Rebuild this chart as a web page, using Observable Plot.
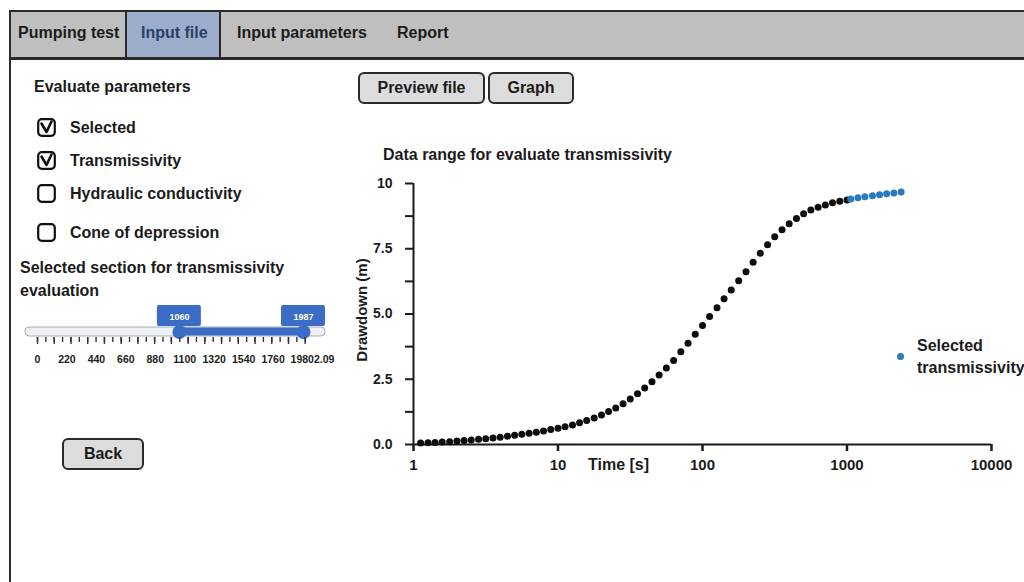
<!DOCTYPE html>
<html>
<head>
<meta charset="utf-8">
<script src="https://cdn.jsdelivr.net/npm/d3@7"></script>
<script src="https://cdn.jsdelivr.net/npm/@observablehq/plot@0.6"></script>
<style>
html, body { margin: 0; padding: 0; background: #fff; width: 1024px; height: 582px; overflow: hidden; }
body { position: relative; font-family: "Liberation Sans", Arial, sans-serif; font-weight: bold; color: #1b1b1b; }
.abs { position: absolute; white-space: nowrap; }
.t16 { font-size: 16px; line-height: 18px; }
#frame { position: absolute; left: 9px; top: 10px; width: 1200px; height: 800px; border-left: 2.5px solid #2a2a2a; border-top: 2.5px solid #2a2a2a; }
#tabbar { position: absolute; left: 11px; top: 12px; width: 1200px; height: 45px; background: #bfbfbf; border-bottom: 3px solid #2a2a2a; }
#activeTab { position: absolute; left: 125px; top: 12px; width: 92px; height: 45px; background: #9cadcb; border-left: 2px solid #2a2a2a; border-right: 2px solid #2a2a2a; }
.tab { position: absolute; top: 24px; font-size: 16px; line-height: 18px; }
.btn { position: absolute; box-sizing: border-box; border: 2px solid #2a2a2a; border-radius: 6px; background: #dcdcdc; font-size: 16px; text-align: center; }
.cb { position: absolute; left: 37px; width: 19px; height: 19px; }
</style>
</head>
<body>
<script>
// ---------------- data ----------------
const timeBlack = [1.12, 1.26, 1.41, 1.58, 1.78, 2, 2.24, 2.51, 2.82,
  3.16, 3.55, 3.98, 4.47, 5.01, 5.62, 6.31, 7.08, 7.94, 8.91,
  10, 11.2, 12.6, 14.1, 15.8, 17.8, 20, 22.4, 25.1, 28.2,
  31.6, 35.5, 39.8, 44.7, 50.1, 56.2, 63.1, 70.8, 79.4, 89.1,
  100, 112, 126, 141, 158, 178, 200, 224, 251, 282,
  316, 355, 398, 447, 501, 562, 631, 708, 794, 891, 1000];
const drawdownBlack = [0.06, 0.07, 0.08, 0.10, 0.11, 0.13, 0.15, 0.17, 0.20,
  0.22, 0.25, 0.28, 0.32, 0.35, 0.39, 0.43, 0.47, 0.52, 0.57,
  0.62, 0.68, 0.75, 0.83, 0.92, 1.02, 1.13, 1.26, 1.40, 1.56,
  1.74, 1.94, 2.16, 2.40, 2.66, 2.93, 3.22, 3.55, 3.88, 4.22,
  4.56, 4.90, 5.24, 5.58, 5.92, 6.27, 6.62, 6.98, 7.33, 7.65,
  7.96, 8.23, 8.46, 8.66, 8.84, 8.98, 9.09, 9.18, 9.26, 9.32, 9.37];
const timeSelected = [1060, 1190, 1330, 1500, 1680, 1880, 2110, 2370];
const drawdownSelected = [9.41, 9.45, 9.49, 9.53, 9.57, 9.61, 9.64, 9.67];

const xTickValues = [1, 10, 100, 1000, 10000];
const xTickLabels = ["1", "10", "100", "1000", "10000"];
const yMinorTicks = [0, 1.25, 2.5, 3.75, 5, 6.25, 7.5, 8.75, 10];
const yTickValues = [0, 2.5, 5, 7.5, 10];
const yTickLabels = ["0.0", "2.5", "5.0", "7.5", "10"];
const xDomain = [1, 10000];
const yDomain = [0, 10];

const sliderMin = 0, sliderMax = 2002.09;
const sliderLow = 1060, sliderHigh = 1987;
const sliderLabelValues = [0, 220, 440, 660, 880, 1100, 1320, 1540, 1760, 1980];
const sliderLabels = ["0", "220", "440", "660", "880", "1100", "1320", "1540", "1760", "19802.09"];

const tabs = ["Pumping test", "Input file", "Input parameters", "Report"];
const checks = [["Selected", true], ["Transmissivity", true], ["Hydraulic conductivity", false], ["Cone of depression", false]];

const blackData = timeBlack.map((t, i) => ({t, s: drawdownBlack[i]}));
const selData = timeSelected.map((t, i) => ({t, s: drawdownSelected[i]}));

// ---------------- page chrome ----------------
function add(html) { document.body.insertAdjacentHTML("beforeend", html); }
add('<div id="frame"></div><div id="tabbar"></div><div id="activeTab"></div>');
const tabLeft = [18, 141, 237, 397];
tabs.forEach((t, i) => add(`<div class="tab" style="left:${tabLeft[i]}px;${i === 1 ? "color:#2c3f68;" : ""}">${t}</div>`));

add('<div class="abs t16" style="left:34px;top:78px;">Evaluate parameters</div>');
const cbTop = [118, 151, 184, 223];
checks.forEach(([label, on], i) => {
  const mark = on ? '<path d="M4.5 5.5 L9.5 14 L14.5 3.5" fill="none" stroke="#111" stroke-width="2.6" stroke-linejoin="round" stroke-linecap="round"/>' : '';
  add(`<svg class="cb" style="top:${cbTop[i]}px" viewBox="0 0 19 19"><rect x="1.2" y="1.2" width="16.6" height="16.6" rx="3.5" fill="#fff" stroke="#111" stroke-width="2.2"/>${mark}</svg>`);
  add(`<div class="abs t16" style="left:70px;top:${cbTop[i] + 1}px;">${label}</div>`);
});
add('<div class="abs t16" style="left:20px;top:259px;">Selected section for transmissivity</div>');
add('<div class="abs t16" style="left:20px;top:282px;">evaluation</div>');

add('<div class="btn" style="left:62px;top:438px;width:82px;height:32px;line-height:28px;">Back</div>');
add('<div class="btn" style="left:358px;top:72px;width:127px;height:32px;line-height:28px;">Preview file</div>');
add('<div class="btn" style="left:488px;top:72px;width:86px;height:32px;line-height:28px;">Graph</div>');

add('<div class="abs t16" style="left:383px;top:146px;">Data range for evaluate transmissivity</div>');
add('<div class="abs" style="left:362px;top:310px;font-size:15px;line-height:16px;transform:translate(-50%,-50%) rotate(-90deg);">Drawdown (m)</div>');
add('<div class="abs t16" style="left:588px;top:456px;">Time [s]</div>');

// ---------------- slider (Plot) ----------------
const blue = "#3b6cc6";
const slider = Plot.plot({
  width: 345, height: 70,
  marginLeft: 37, marginRight: 40, marginTop: 27, marginBottom: 34,
  x: {domain: [sliderMin, sliderMax], axis: null},
  style: {fontFamily: "Liberation Sans, Arial, sans-serif", fontWeight: "bold", color: "#1b1b1b", background: "transparent", overflow: "visible"},
  marks: [
    Plot.rect([0], {x1: () => sliderMin, x2: () => sliderMax, insetLeft: -12, insetRight: -20, fill: "#eef0f4", stroke: "#a8acb4", strokeWidth: 1, rx: 4}),
    Plot.rect([sliderLow, sliderHigh], {x1: d => d, x2: d => d, insetLeft: -22, insetRight: -22, insetTop: -22, insetBottom: 10, fill: blue, rx: 2}),
    Plot.rect([0], {x1: () => sliderLow, x2: () => sliderHigh, insetTop: 0.5, insetBottom: 0.5, fill: blue}),
    Plot.dot([sliderLow, sliderHigh], {x: d => d, frameAnchor: "middle", r: 7, fill: blue}),
    Plot.text([sliderLow, sliderHigh], {x: d => d, text: d => String(d), frameAnchor: "top", dy: -14, fill: "#fff", fontSize: 9, fontWeight: "bold"}),
    Plot.tickX(d3.range(sliderMin, sliderMax, 62.5), {x: d => d, dy: 10, insetBottom: 4, stroke: "#333", strokeWidth: 1.4}),
    Plot.tickX(d3.range(sliderMin, sliderMax, 125), {x: d => d, dy: 10, insetBottom: 2, stroke: "#333", strokeWidth: 1.4}),
    Plot.text(sliderLabelValues.slice(0, -1), {x: d => d, text: (d, i) => sliderLabels[i], frameAnchor: "bottom", dy: 26, fontSize: 10.5, fontWeight: "bold"}),
    Plot.text(sliderLabelValues.slice(-1), {x: d => d, text: () => sliderLabels[sliderLabels.length - 1], frameAnchor: "bottom", dy: 26, dx: -12, textAnchor: "start", fontSize: 10.5, fontWeight: "bold"})
  ]
});
const sWrap = document.createElement("div");
sWrap.className = "abs";
sWrap.style.left = "0px"; sWrap.style.top = "300px";
sWrap.appendChild(slider);
document.body.appendChild(sWrap);

// ---------------- chart (Plot) ----------------
const chart = Plot.plot({
  width: 694, height: 320,
  marginLeft: 83, marginRight: 33, marginTop: 13, marginBottom: 46,
  x: {type: "log", domain: xDomain, axis: null},
  y: {domain: yDomain, axis: null},
  style: {fontFamily: "Liberation Sans, Arial, sans-serif", fontWeight: "bold", fontSize: "15px", color: "#1b1b1b", background: "transparent", overflow: "visible"},
  marks: [
    Plot.ruleX([xDomain[0]], {stroke: "#1b1b1b", strokeWidth: 2}),
    Plot.ruleY([yDomain[0]], {stroke: "#1b1b1b", strokeWidth: 2}),
    Plot.axisY({ticks: yMinorTicks, tickSize: 8, tickPadding: 13, strokeWidth: 2, fontSize: 14, fontWeight: "bold", label: null,
      tickFormat: d => { const k = yTickValues.indexOf(d); return k >= 0 ? yTickLabels[k] : ""; }}),
    Plot.axisX({ticks: xTickValues, tickSize: 7, tickPadding: 8, strokeWidth: 2.5, fontSize: 15, fontWeight: "bold", label: null,
      tickFormat: d => xTickLabels[xTickValues.indexOf(d)]}),
    Plot.dot(blackData, {x: "t", y: "s", r: 3.5, fill: "#0d0d0d"}),
    Plot.dot(selData, {x: "t", y: "s", r: 3.5, fill: "#2a7bbd"})
  ]
});
const cWrap = document.createElement("div");
cWrap.className = "abs";
cWrap.style.left = "330px"; cWrap.style.top = "170px";
cWrap.appendChild(chart);
document.body.appendChild(cWrap);

// legend
add('<div class="abs" style="left:897px;top:353px;width:7px;height:7px;border-radius:50%;background:#2a7bbd;"></div>');
add('<div class="abs" style="left:917px;top:335px;font-size:16px;line-height:22px;">Selected<br>transmissivity</div>');
</script>
</body>
</html>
┄┄┄┄┄┄┄┄┄┄┄┄┄┄┄┄┄┄┄┄
## Exercise task
Identify the lines that contain the string "chart", and copy every one of them.

## The output
Rebuild this chart as a web page, using Observable Plot.
// ---------------- chart (Plot) ----------------
const chart = Plot.plot({
cWrap.appendChild(chart);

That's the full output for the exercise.